Nov 2009:

Je ne connaissais pas ce film de Dino Risi. Jamais entendu parler. Belle découverte à la médiathèque Fellini de Montpellier. Un film signé Age (Agenore Incrocci) et Scarpelli ne peut pas être mauvais. Les chenapans offrent un scénario musclé de dialogues ô combien savoureux, d'une finesse d'écriture si rare que les écouter procure un plaisir d'esthète extraordinaire. Que c'est beau, nom d'une pipe de chameau vermoulu! On n'est pas là dans la beauté stylistique proprement dit (je ne parle pas italien), mais dans l'intelligence des discussions entre les personnages. Il s'agit essentiellement d'un duel rhétorique entre un Ugo Tognazzi en juge incorruptible et hautement moraliste et un Vittorio Gassman homme d'affaire véreux, corrupteur corrompu, une sorte de Berlusconi avant l'heure mais un Berlusconi intelligent et dont les manipulations apparaissent brillament conçues. Age et Scarpelli ont ce talent de faire briller leurs personnages même s'ils évoluent dans la fange.
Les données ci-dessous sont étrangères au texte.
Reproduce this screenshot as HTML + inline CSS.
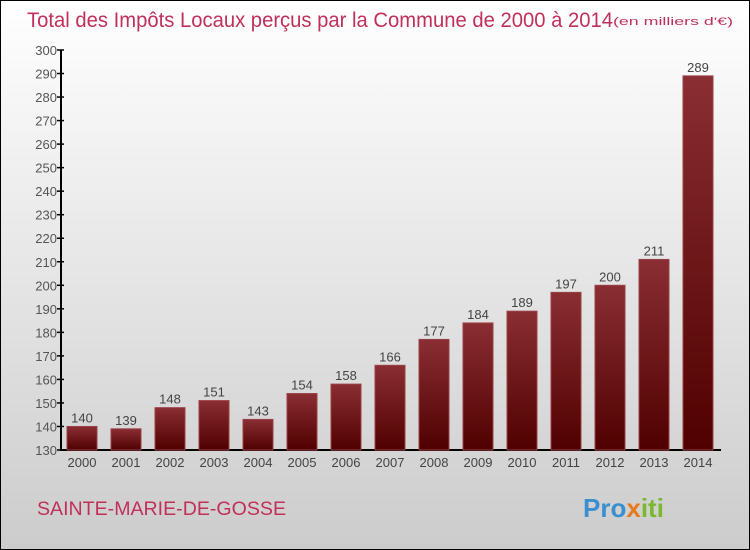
<!DOCTYPE html>
<html><head><meta charset="utf-8"><style>
body{margin:0}
#c{position:relative;width:748px;height:548px;border:1px solid #000;background:linear-gradient(#ffffff,#cccccc);overflow:hidden;font-family:"Liberation Sans",sans-serif}
</style></head><body>
<div id="c">
<svg width="748" height="548" style="position:absolute;left:0;top:0" id="svg">
<defs><linearGradient id="g" x1="0" y1="0" x2="0" y2="1"><stop offset="0" stop-color="#8a2e33"/><stop offset="1" stop-color="#500000"/></linearGradient></defs>
<text x="26" y="26" font-size="21" fill="#c0305a" textLength="586" lengthAdjust="spacingAndGlyphs">Total des Impôts Locaux perçus par la Commune de 2000 à 2014</text>
<text x="612" y="24" font-size="11" fill="#c0305a" textLength="120" lengthAdjust="spacingAndGlyphs">(en milliers d'€)</text>
<text x="36" y="514" font-size="19" fill="#c0305a" textLength="249" lengthAdjust="spacingAndGlyphs">SAINTE-MARIE-DE-GOSSE</text>
<text x="582" y="516" font-size="26" font-weight="bold" fill="#3a8fd0">Pro<tspan fill="#e87a1a">x</tspan><tspan fill="#7ab830">iti</tspan></text>
</svg>
</div>
<script>
const categories=["2000","2001","2002","2003","2004","2005","2006","2007","2008","2009","2010","2011","2012","2013","2014"];
const values=[140,139,148,151,143,154,158,166,177,184,189,197,200,211,289];
const yTicks=[130,140,150,160,170,180,190,200,210,220,230,240,250,260,270,280,290,300];
const svg=document.getElementById('svg');const NS='http://www.w3.org/2000/svg';
const y=v=>449-(v-130)*(400/170);
const x=i=>81+i*44;
function mk(t,a){const e=document.createElementNS(NS,t);for(const k in a)e.setAttribute(k,a[k]);svg.appendChild(e);return e;}
let ax=mk('line',{x1:60,y1:49,x2:60,y2:449,stroke:'#000','stroke-width':2});


let bx=mk('line',{x1:59,y1:449,x2:720,y2:449,stroke:'#000','stroke-width':2});


yTicks.forEach(v=>{
 let l=mk('line',{x1:56,x2:63,y1:y(v),y2:y(v),stroke:'#000','stroke-width':1.5});
 
 
 let t=mk('text',{x:56,y:y(v)+5,'text-anchor':'end','font-size':13,fill:'#555'});t.textContent=v;
 
 
});
values.forEach((v,i)=>{
 let r=mk('rect',{x:x(i)-15,y:y(v),width:30,height:449-y(v),fill:'url(#g)',stroke:'#9a4048','stroke-width':1});
 
 
 let t=mk('text',{x:x(i),y:y(v)-4,'text-anchor':'middle','font-size':13,fill:'#444'});t.textContent=v;
 
 
 let c=mk('text',{x:x(i),y:466,'text-anchor':'middle','font-size':13,fill:'#444'});c.textContent=categories[i];
 
 
});
</script>
</body></html>
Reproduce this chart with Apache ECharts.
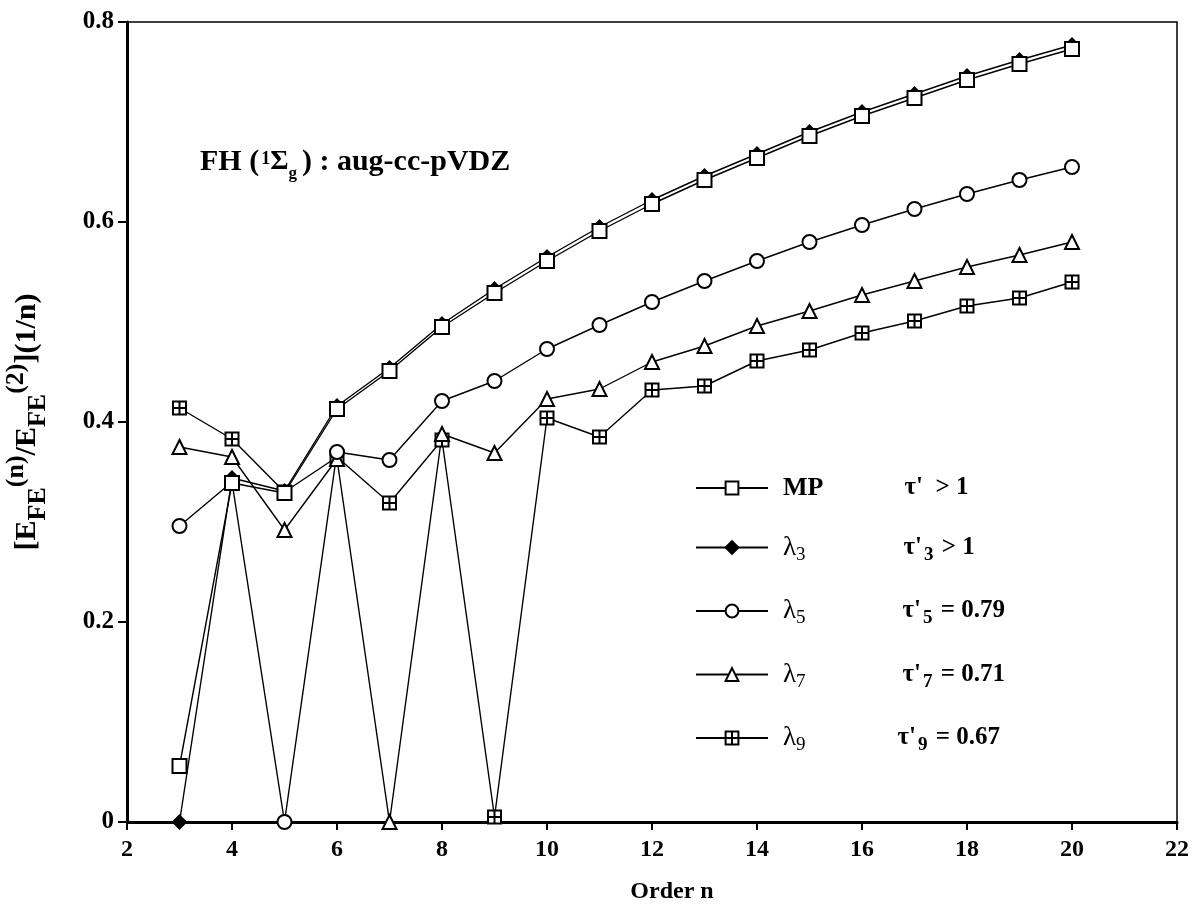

Ugo Tognazzi dans un rôle grave et monochrome est étonnant. Délaissant grimaces et extravagances, il impose un personnage sobre qui lui permet à la fin de faire passer une vive émotion dans le regard perdu tout en maintenant sa posture droite et rigide. Un bouleversement interne magnifiquement maitrisé. Vittorio Gassman retrouve un fanfaron, mais qui aurait vieilli et tourné vinaigre, bouffant tout et tous sur son passage, un égotiste reniant père, fille, femme pour son bien-être. La dernière scène où il matérialise les cauchemars italiens du juge rappelle les personnages interprétés déjà dans "Les monstres", tout en exubérance fanatique, mais pour tout le reste du film, c'est sur une structure beaucoup plus finaude qu'il bâtit son personnage. La peur est sa maitresse. Ses actes sont les jouets de l'angoisse du vide, de tout perdre, pour une conception de la vie qu'il méprise au plus haut point. Et l'être vil cache en réalité un homme perdu. Confrontation de personnages séparés par des montagnes.

Hautement politique, ce flm est un réquisitoire féroce et vigoureux contre une certaine Italie, la post-fasciste, la cynique, l'ultranationaliste, l'affairiste, l'ultra-libérale, celle qui pollue les rivières et les esprits. Résolument de gauche, ce film est de parti pris et démontre avec brio sur la fin que tout ce que je viens d'énoncer n'est pas aussi simple que cela, que les monstres ne sont pas toujours ceux qu'on croit, qu'il n'y a pas les pûrs d'un côté et les "salops" de l'autre. Aussi faut-il y voir plus un film politique et moraliste -au sens très large et très universel du terme- qu'un film uniquement italien. Les personnages sont italiens mais ressemblent au monde entier. C'est aussi la force de la comédie italienne, son universalité, comme son intemporalité.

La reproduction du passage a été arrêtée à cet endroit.